Turns out the problem isn't the panels. It's timing. Solar only generates between 6am and 6pm. Peak demand hits at 7–10pm when everyone gets home. No storage means the solar just gets wasted, and coal plants stay on standby to cover the evening. India's actual solar contribution to daily power is around 10–15%. Not the 27% the installed capacity numbers suggest.
The fix is batteries. And India has a massive gap — the government wants 50 gigawatt-hours of storage by 2030, but today there's only about 4–5 gigawatt-hours. That's literally a 10x gap in five years. Rough estimate: ₹2–4 lakh crore needed to close it.
Other countries have figured this out already. Australia built one big battery project and paid it back in under two years, just from selling grid stability services. California mandated storage procurement and went from nothing to 10 gigawatts in a few years. China just does it at scale.

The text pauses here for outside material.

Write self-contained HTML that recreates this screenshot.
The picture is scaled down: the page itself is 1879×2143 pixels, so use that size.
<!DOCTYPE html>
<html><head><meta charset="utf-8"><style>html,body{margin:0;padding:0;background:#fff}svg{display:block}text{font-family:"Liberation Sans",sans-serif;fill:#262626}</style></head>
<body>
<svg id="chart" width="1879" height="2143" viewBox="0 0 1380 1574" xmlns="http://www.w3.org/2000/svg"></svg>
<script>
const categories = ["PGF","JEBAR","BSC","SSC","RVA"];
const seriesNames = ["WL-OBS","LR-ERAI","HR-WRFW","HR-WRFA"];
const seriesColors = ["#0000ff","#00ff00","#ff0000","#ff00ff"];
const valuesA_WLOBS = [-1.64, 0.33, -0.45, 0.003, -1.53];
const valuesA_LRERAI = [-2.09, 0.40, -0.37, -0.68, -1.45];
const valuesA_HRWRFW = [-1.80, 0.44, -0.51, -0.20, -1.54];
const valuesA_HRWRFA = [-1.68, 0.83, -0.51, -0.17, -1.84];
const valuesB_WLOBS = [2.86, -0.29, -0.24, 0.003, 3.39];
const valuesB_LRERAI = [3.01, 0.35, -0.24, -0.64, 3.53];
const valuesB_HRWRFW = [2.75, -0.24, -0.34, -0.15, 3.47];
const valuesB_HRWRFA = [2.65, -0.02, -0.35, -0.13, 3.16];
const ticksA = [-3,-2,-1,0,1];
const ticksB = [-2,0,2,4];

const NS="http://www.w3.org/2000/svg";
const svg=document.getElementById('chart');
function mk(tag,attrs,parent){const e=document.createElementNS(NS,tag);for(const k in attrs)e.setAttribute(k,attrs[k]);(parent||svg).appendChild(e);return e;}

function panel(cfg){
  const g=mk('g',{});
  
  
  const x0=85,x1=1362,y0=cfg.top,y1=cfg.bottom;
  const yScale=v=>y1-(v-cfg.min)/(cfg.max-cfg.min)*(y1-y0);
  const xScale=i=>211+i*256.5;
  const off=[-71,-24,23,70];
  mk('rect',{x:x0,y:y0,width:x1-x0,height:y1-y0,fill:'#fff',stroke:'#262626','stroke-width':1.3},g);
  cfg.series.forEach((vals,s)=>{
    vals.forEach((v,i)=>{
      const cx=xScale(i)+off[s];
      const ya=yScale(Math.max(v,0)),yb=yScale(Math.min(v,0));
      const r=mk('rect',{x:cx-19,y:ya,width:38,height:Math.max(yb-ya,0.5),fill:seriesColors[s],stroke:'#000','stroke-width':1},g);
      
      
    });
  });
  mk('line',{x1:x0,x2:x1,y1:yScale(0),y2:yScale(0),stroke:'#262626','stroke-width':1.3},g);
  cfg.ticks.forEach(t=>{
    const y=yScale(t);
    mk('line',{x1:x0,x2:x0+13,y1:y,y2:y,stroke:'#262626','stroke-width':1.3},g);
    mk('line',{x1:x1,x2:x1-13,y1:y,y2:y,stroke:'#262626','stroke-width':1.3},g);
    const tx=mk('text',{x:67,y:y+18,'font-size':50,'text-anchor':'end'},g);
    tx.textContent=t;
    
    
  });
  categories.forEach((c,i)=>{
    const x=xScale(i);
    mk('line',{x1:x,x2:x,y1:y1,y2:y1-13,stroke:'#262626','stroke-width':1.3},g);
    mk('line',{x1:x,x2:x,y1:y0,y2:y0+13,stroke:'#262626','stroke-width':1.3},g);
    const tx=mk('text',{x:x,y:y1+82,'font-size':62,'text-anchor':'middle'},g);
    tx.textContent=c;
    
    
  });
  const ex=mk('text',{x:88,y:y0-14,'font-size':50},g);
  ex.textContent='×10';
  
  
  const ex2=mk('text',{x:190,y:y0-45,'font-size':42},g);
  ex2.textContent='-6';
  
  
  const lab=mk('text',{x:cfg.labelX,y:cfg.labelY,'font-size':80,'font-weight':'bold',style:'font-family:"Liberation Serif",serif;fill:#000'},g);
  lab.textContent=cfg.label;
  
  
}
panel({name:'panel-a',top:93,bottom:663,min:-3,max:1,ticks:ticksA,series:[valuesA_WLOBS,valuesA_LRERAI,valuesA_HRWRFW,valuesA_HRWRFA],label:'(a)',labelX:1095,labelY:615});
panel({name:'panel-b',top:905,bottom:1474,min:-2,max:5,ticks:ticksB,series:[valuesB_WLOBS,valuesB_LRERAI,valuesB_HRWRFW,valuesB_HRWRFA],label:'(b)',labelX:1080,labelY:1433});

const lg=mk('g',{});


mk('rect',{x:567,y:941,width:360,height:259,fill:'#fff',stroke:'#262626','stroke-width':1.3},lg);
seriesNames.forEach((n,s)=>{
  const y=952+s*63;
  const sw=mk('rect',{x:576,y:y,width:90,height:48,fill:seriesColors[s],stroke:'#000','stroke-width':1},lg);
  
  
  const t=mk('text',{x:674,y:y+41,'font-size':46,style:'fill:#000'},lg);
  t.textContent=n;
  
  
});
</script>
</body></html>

India's blockers aren't really technical. State utilities are drowning in ₹5 lakh crore of debt and can't sign long contracts. The rules for how batteries actually earn money in India are still being written. Domestic manufacturing is almost nonexistent — nearly every battery cell gets imported from China.

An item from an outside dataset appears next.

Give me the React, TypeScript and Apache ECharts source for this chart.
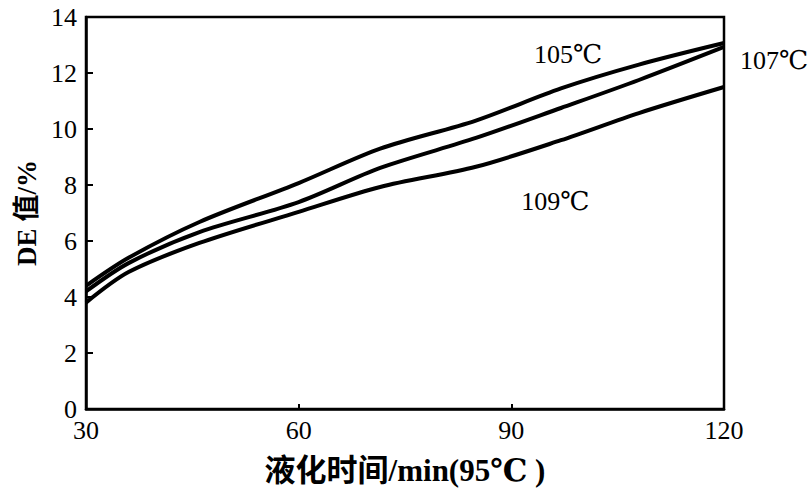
import React, { useEffect, useRef } from "react";
import * as echarts from "echarts";

const times = [30, 36, 46, 60, 71.5, 85, 97, 108, 120];
const de105 = [4.4, 5.4, 6.68, 8.07, 9.3, 10.3, 11.45, 12.3, 13.07];
const de107 = [4.2, 5.21, 6.32, 7.39, 8.61, 9.68, 10.75, 11.75, 12.93];
const de109 = [3.8, 4.89, 5.93, 7.04, 7.93, 8.65, 9.6, 10.57, 11.5];
const seriesNames = ["105℃", "107℃", "109℃"];
const xAxisName = "液化时间/min(95℃ )";
const yAxisName = "DE 值/%";

const serif = "'Liberation Serif', 'DejaVu Serif', 'Noto Sans CJK SC', serif";

export default function App() {
  const ref = useRef<HTMLDivElement>(null);
  useEffect(() => {
    if (!ref.current) return;
    const chart = echarts.init(ref.current, null, { renderer: "svg" });
    const labelStyle = { fontFamily: serif, fontSize: 26, color: "#000" };
    const mk = (name: string, vals: number[], extra: any) => ({
      name,
      type: "line",
      data: times.map((t, i) => [t, vals[i]]),
      smooth: 0.3,
      symbol: "none",
      lineStyle: { color: "#000", width: 4 },
      ...extra,
    });
    const note = (text: string, coord: number[]) => ({
      symbol: "circle",
      symbolSize: 1,
      itemStyle: { color: "rgba(0,0,0,0)" },
      data: [{ coord }],
      label: { show: true, position: "inside", formatter: text, ...labelStyle },
    });
    chart.setOption({
      animation: false,
      backgroundColor: "#fff",
      grid: {
        left: 86,
        right: 88,
        top: 17,
        bottom: 87,
        show: true,
        borderColor: "#000",
        borderWidth: 2.5,
      },
      xAxis: {
        type: "value",
        min: 30,
        max: 120,
        interval: 30,
        name: xAxisName,
        nameLocation: "middle",
        nameGap: 46,
        nameTextStyle: { fontFamily: serif, fontSize: 31, fontWeight: "bold", color: "#000", verticalAlign: "top" },
        axisLine: { lineStyle: { color: "#000", width: 2.5 } },
        axisTick: { inside: true, length: 5, lineStyle: { color: "#000", width: 2 } },
        axisLabel: { ...labelStyle, margin: 8 },
        splitLine: { show: false },
      },
      yAxis: {
        type: "value",
        min: 0,
        max: 14,
        interval: 2,
        name: yAxisName,
        nameLocation: "middle",
        nameRotate: 90,
        nameGap: 44,
        nameTextStyle: { fontFamily: serif, fontSize: 27, fontWeight: "bold", color: "#000" },
        axisLine: { lineStyle: { color: "#000", width: 2.5 } },
        axisTick: { inside: true, length: 7, lineStyle: { color: "#000", width: 2 } },
        axisLabel: { ...labelStyle, margin: 9 },
        splitLine: { show: false },
      },
      series: [
        mk(seriesNames[0], de105, { markPoint: note(seriesNames[0], [98, 12.65]) }),
        mk(seriesNames[1], de107, {
          endLabel: { show: true, formatter: seriesNames[1], ...labelStyle, offset: [8, 14] },
        }),
        mk(seriesNames[2], de109, { markPoint: note(seriesNames[2], [96.2, 7.4]) }),
      ],
    });
    return () => chart.dispose();
  }, []);
  return <div ref={ref} style={{ position: "fixed", left: 0, top: 0, width: 812, height: 496 }} />;
}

Which is exactly where the opportunity is. Financing structures, policy design, grid software, local manufacturing. The solar race is mostly run. The storage race is just starting.
Sources: Ministry of New and Renewable Energy, Central Electricity Authority National Electricity Plan 2022–32, NITI Aayog India's Energy Storage Mission (2021), AEMO Hornsdale Power Reserve Year 1 Effectiveness Evaluation, ICRA DISCOM Financial Analysis 2024, BloombergNEF Battery Price Survey 2024, IEA India Energy Outlook 2021.